**Entries with chart source code:**
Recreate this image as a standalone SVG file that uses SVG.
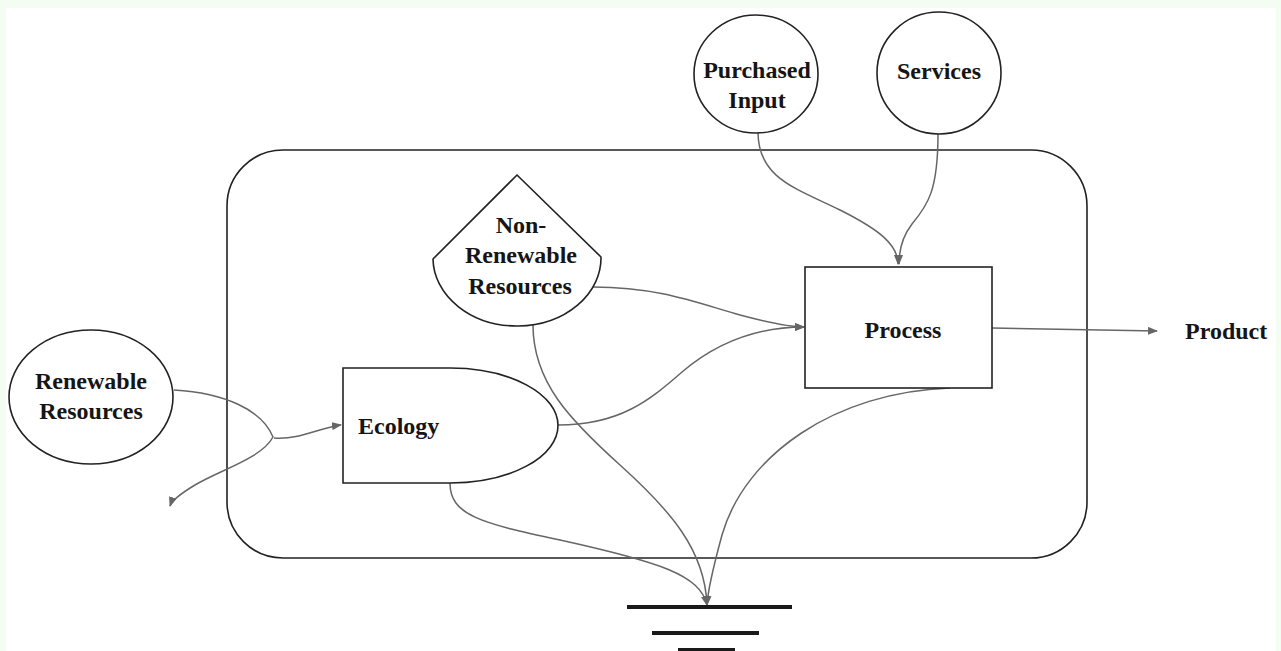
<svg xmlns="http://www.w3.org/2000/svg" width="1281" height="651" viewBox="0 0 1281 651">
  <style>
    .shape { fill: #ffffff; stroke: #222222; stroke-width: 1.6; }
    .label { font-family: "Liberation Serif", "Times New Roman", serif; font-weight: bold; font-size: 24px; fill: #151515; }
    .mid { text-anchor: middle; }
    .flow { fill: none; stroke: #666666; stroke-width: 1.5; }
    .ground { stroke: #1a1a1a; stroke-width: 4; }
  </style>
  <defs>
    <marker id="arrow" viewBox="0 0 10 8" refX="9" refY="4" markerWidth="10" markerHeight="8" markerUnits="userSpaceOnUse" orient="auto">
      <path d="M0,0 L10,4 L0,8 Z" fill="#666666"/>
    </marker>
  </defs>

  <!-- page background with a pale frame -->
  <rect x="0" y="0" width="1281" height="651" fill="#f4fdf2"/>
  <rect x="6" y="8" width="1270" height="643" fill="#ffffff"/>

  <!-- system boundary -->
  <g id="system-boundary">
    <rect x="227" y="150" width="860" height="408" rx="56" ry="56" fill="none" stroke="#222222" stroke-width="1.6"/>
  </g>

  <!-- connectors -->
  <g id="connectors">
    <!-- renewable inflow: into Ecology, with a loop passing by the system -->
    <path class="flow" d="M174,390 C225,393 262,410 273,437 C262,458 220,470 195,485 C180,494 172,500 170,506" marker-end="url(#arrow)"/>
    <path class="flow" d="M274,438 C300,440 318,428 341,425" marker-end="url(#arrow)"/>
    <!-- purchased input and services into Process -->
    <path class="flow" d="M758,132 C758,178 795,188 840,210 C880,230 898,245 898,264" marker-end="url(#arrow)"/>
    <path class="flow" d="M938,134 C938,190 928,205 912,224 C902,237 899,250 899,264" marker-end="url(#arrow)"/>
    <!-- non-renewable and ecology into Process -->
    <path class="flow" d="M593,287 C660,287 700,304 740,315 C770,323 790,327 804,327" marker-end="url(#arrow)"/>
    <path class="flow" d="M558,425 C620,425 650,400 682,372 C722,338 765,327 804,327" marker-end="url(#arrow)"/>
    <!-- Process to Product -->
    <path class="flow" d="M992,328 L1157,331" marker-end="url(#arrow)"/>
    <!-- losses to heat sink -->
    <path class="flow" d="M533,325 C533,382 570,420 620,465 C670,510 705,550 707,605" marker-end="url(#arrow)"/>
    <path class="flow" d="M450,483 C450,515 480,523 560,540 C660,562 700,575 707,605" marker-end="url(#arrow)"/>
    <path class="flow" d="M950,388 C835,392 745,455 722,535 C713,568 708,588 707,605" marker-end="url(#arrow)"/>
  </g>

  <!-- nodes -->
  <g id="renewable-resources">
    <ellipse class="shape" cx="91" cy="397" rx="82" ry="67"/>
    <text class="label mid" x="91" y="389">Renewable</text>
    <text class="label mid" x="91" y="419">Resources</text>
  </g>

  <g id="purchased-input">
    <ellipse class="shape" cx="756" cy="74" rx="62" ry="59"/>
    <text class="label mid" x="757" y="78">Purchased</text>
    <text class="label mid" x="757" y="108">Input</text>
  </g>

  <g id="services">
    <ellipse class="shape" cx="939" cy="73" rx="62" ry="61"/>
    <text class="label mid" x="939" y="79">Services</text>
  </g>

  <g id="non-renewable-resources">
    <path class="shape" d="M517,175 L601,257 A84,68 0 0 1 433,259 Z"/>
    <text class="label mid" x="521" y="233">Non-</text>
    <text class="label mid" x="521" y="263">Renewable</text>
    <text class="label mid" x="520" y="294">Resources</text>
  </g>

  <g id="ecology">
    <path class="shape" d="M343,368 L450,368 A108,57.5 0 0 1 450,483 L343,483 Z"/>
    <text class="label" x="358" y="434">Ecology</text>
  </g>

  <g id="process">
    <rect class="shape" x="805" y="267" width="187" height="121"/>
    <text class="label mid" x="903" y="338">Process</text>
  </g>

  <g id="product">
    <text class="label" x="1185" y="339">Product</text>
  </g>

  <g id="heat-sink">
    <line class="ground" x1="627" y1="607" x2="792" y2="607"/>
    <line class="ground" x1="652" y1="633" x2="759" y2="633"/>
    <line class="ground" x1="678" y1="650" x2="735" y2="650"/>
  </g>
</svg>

* * *

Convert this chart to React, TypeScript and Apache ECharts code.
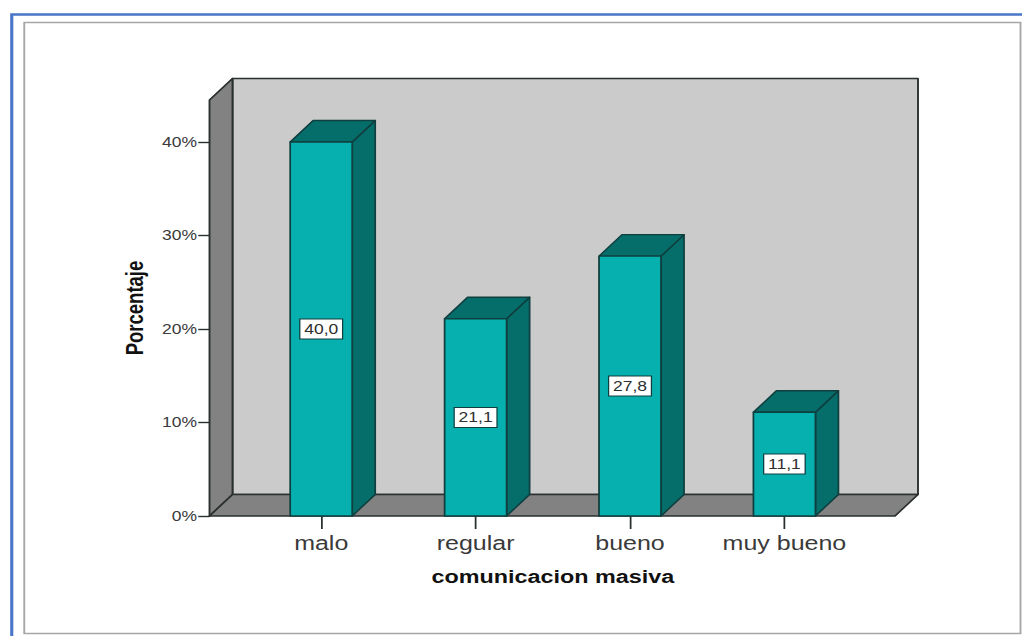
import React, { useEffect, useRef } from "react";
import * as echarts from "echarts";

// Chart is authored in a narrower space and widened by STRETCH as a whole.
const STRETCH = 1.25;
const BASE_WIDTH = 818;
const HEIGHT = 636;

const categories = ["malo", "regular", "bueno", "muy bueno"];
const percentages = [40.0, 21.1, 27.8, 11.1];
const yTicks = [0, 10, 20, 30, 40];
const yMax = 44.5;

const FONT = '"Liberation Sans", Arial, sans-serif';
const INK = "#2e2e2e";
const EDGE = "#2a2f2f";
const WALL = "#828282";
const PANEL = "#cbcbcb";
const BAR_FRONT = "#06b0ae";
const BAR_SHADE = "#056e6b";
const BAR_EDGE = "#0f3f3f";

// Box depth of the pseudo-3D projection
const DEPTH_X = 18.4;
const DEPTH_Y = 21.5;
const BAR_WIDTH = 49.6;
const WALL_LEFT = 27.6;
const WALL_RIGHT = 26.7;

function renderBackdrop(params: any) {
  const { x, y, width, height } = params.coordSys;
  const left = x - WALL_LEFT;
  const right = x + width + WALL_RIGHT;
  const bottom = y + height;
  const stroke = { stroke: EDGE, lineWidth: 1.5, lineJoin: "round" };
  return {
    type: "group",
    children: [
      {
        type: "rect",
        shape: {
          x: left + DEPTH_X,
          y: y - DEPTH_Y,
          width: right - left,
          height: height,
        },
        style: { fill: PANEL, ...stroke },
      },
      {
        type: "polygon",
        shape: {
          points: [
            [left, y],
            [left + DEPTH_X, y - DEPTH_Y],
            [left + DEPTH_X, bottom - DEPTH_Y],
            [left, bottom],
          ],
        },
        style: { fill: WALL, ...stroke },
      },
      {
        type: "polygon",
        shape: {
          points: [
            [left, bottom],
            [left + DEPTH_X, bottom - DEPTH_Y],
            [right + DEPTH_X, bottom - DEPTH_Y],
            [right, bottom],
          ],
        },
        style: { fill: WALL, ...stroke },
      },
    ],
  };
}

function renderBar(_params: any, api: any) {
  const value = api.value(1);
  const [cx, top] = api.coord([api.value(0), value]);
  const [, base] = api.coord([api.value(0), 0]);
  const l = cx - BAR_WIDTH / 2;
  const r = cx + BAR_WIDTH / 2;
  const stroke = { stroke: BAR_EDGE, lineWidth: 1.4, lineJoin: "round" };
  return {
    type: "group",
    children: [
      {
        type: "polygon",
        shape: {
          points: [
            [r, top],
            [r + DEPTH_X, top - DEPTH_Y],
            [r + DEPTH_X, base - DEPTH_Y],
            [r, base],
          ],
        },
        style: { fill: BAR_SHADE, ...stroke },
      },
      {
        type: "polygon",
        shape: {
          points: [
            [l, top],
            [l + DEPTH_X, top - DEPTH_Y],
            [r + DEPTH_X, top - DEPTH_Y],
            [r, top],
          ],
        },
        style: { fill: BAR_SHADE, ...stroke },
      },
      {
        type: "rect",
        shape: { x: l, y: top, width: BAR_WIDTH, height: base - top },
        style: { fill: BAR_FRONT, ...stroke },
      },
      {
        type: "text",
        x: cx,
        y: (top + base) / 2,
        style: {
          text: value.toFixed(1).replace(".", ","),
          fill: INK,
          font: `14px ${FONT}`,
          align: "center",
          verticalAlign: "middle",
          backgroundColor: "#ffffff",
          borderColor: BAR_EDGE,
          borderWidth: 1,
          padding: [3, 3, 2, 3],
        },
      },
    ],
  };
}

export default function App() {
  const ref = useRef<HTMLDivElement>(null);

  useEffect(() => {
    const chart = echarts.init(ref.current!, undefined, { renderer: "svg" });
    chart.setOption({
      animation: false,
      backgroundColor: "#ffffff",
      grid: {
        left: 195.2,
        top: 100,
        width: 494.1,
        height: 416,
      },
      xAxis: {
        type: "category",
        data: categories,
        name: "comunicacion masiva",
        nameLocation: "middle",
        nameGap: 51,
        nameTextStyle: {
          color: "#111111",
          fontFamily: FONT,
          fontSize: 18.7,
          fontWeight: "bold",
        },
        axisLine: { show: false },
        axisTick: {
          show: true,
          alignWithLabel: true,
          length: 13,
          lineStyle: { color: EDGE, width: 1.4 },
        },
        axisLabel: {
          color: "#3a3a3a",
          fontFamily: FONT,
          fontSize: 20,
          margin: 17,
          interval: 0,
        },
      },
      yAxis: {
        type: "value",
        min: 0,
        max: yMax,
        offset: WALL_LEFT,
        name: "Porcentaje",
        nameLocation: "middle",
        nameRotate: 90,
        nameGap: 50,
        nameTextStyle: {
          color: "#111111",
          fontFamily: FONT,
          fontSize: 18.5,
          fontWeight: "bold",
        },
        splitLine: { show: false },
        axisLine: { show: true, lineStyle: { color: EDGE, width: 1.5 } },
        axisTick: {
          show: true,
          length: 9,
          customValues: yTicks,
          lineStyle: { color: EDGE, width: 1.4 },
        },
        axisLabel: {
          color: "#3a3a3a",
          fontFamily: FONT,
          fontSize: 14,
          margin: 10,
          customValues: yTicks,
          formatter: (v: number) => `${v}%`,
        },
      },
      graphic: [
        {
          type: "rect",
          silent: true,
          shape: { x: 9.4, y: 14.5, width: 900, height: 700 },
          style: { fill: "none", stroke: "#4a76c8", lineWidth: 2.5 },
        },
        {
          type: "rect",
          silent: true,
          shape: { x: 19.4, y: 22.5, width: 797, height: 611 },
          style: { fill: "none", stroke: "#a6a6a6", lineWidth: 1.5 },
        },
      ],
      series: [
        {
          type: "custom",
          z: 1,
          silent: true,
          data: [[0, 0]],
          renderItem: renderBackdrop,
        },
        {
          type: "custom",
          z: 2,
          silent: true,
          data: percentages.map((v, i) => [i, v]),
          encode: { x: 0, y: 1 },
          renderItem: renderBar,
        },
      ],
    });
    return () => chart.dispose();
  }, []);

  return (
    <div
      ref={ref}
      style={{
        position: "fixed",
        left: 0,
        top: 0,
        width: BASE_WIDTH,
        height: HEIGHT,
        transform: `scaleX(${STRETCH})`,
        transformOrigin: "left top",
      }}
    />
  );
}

**STATED EXERCISE:** Read through the lines above and collect those that contain the string "React".

**SOLUTION FOR THIS TASK:**
Convert this chart to React, TypeScript and Apache ECharts code.
import React, { useEffect, useRef } from "react";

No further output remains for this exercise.